Chaldean contribution aside from the hanging gardens?

Answer:

CHALDEA

(Chal·de´a), Chaldean (Chal·de´an).

Originally the land and people occupying the southern portion of the Babylonian alluvial plain, the rich delta area of the Tigris and Euphrates rivers. At one time these rivers may have emptied into the Persian Gulf separately, the cities of Eridu and Ur being seaports. But over the years the river silts may have gradually filled in the bay, pushing the coastline to the SE and allowing the Tigris and Euphrates to join together before emptying into the sea. In early times the region's most important city was Ur, the hometown of Abraham, from which he and his family departed at God's command before 1943 B.C.E. As the influence of the Chaldeans spread northward, the whole territory of Babylonia became known as "the land of the Chaldeans." Isaiah in his prophecies anticipated this Chaldean rise to power and their subsequent fall. (Isa 13:19; 23:13; 47:1, 5; 48:14, 20) Particularly was this domination manifest during the seventh and sixth centuries B.C.E. when Nabopolassar, a native of Chaldea, and his successors, Nebuchadnezzar II, Evil-merodach (Awil-Marduk), Neriglissar, Labashi-Marduk, Nabonidus, and Belshazzar, ruled the Third World Power, Babylon. (2Ki 24:1, 2; 2Ch 36:17; Ezr 5:12; Jer 21:4, 9; 25:12; 32:4; 43:3; 50:1; Eze 1:3; Hab 1:6) That dynasty came to its end when "Belshazzar the Chaldean king was killed." (Da 5:30) Darius the Mede was "made king over the kingdom of the Chaldeans."-Da 9:1;

From early times the Chaldeans were noted for their knowledge of mathematics and astronomy. In the days of Daniel a special cult of prognosticators who considered themselves skilled in the so-called science of divination were called Chaldeans.-Da 2:2, 5, 10; 4:7; 5:7, 11.

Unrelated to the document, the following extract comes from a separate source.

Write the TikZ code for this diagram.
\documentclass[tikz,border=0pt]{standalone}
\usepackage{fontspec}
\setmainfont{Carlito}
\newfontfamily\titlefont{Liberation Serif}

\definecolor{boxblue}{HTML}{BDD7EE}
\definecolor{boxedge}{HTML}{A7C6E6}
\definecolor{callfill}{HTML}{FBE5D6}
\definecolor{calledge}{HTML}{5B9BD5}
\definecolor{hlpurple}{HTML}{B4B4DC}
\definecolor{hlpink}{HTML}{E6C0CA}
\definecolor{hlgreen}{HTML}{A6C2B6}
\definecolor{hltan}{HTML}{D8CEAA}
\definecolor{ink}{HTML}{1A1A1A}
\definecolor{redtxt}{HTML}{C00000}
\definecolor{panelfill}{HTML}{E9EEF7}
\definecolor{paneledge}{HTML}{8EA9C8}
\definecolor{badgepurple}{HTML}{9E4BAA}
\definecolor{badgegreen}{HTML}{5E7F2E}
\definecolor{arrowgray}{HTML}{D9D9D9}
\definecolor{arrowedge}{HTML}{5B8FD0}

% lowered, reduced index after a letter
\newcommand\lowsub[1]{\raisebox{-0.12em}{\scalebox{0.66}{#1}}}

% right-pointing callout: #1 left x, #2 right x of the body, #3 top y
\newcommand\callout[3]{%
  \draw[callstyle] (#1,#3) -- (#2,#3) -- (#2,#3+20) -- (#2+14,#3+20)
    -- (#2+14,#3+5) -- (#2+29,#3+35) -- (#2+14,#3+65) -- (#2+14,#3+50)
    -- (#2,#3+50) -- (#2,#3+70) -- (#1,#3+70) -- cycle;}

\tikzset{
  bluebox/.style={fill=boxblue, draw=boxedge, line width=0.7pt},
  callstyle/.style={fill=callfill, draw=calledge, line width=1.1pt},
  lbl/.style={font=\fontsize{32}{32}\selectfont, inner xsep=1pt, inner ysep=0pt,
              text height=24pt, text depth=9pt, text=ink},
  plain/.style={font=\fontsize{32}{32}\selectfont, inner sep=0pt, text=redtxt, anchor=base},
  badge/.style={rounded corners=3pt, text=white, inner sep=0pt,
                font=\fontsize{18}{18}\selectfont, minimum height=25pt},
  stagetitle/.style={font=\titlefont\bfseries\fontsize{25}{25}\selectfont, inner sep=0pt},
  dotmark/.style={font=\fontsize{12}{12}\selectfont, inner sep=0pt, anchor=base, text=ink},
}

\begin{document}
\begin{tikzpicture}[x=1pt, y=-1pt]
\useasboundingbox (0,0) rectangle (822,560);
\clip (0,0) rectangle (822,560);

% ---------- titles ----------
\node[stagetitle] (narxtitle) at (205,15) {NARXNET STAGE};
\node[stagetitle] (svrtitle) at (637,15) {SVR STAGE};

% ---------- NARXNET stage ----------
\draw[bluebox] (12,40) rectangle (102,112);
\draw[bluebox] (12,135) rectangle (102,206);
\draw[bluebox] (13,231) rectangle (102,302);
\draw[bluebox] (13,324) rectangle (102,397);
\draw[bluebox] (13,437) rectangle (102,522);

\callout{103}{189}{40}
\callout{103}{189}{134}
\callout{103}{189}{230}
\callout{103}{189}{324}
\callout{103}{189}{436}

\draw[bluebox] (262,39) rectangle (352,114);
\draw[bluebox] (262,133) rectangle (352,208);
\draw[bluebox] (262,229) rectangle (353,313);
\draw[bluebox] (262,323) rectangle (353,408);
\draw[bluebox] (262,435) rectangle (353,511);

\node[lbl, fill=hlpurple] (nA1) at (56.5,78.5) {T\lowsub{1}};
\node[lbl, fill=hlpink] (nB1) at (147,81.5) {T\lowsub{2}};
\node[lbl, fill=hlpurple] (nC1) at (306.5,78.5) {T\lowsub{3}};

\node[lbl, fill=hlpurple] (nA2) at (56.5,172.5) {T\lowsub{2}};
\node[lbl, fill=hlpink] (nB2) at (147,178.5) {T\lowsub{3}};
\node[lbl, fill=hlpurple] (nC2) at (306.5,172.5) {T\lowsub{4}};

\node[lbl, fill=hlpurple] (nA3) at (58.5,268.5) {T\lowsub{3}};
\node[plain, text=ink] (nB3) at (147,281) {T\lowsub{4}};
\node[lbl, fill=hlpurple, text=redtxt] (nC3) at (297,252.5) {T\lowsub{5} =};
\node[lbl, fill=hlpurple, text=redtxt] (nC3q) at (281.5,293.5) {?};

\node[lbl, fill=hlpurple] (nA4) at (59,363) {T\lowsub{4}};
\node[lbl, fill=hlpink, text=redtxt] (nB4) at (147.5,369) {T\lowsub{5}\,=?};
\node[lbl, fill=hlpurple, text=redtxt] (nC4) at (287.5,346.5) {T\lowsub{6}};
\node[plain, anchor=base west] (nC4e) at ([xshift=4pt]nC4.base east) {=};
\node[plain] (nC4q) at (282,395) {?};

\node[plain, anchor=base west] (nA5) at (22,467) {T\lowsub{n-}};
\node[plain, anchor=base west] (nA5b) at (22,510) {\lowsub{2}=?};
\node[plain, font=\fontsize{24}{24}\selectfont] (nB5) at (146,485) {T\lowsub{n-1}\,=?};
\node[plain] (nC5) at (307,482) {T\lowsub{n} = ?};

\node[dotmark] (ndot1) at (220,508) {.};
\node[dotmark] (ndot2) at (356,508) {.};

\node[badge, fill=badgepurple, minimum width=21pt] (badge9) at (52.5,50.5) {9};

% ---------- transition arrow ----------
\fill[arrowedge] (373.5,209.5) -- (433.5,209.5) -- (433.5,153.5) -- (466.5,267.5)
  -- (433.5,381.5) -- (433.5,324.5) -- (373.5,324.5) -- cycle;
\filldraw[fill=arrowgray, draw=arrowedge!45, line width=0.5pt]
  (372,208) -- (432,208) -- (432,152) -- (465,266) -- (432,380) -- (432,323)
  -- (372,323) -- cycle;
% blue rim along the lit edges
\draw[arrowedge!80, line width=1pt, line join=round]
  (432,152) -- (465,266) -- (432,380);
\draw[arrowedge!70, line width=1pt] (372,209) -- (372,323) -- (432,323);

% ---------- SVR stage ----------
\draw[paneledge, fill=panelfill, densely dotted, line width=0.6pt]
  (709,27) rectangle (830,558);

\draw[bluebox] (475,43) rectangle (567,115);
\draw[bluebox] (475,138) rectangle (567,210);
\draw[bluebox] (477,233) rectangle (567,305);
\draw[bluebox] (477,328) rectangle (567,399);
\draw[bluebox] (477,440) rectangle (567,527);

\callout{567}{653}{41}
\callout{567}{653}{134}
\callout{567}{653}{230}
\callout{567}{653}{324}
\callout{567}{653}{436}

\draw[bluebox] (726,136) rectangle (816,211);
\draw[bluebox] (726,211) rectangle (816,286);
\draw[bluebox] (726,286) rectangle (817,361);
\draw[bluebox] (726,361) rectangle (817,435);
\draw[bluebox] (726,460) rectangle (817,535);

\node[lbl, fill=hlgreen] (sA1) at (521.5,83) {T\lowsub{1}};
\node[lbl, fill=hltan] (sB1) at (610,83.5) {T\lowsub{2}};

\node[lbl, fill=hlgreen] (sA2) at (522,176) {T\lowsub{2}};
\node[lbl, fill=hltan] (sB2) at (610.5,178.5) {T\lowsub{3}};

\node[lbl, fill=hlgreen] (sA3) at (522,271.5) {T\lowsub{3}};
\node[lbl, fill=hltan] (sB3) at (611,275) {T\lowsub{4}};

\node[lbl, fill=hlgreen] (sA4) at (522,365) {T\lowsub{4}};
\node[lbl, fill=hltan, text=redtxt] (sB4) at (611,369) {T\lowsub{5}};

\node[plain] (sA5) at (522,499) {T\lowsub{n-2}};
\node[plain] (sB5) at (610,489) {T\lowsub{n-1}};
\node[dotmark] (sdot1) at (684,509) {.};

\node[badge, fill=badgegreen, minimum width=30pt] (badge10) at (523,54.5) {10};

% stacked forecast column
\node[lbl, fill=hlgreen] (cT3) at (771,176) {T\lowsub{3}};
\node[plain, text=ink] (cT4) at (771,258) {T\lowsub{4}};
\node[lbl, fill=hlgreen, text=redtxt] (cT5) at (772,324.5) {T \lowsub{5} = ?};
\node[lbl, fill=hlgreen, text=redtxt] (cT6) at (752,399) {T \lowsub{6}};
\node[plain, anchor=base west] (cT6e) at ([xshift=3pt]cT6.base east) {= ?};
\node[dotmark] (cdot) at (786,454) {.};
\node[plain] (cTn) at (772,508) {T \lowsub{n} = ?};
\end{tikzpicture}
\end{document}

What were the historical origins of Christendom's cross?

"Various objects, dating from periods long anterior to the Christian era, have been found, marked with crosses of different designs, in almost every part of the old world. India, Syria, Persia and Egypt have all yielded numberless examples . . . The use of the cross as a religious symbol in pre-Christian times and among non-Christian peoples may probably be regarded as almost universal, and in very many cases it was connected with some form of nature worship."-Encyclopædia Britannica (1946), Vol. 6, p. 753.

The shape of the [two-beamed cross] had its origin in ancient Chaldea, and was used as the symbol of the god Tammuz (being in the shape of the mystic Tau, the initial of his name) in that country and in adjacent lands, including Egypt. By the middle of the 3rd cent. A.D. the churches had either departed from, or had travestied, certain doctrines of the Christian faith. In order to increase the prestige of the apostate ecclesiastical system pagans were received into the churches apart from regeneration by faith, and were permitted largely to retain their pagan signs and symbols. Hence the Tau or T, in its most frequent form, with the cross-piece lowered, was adopted to stand for the cross of Christ."-An Expository Dictionary of New Testament Words (London, 1962), W. E. Vine, p. 256.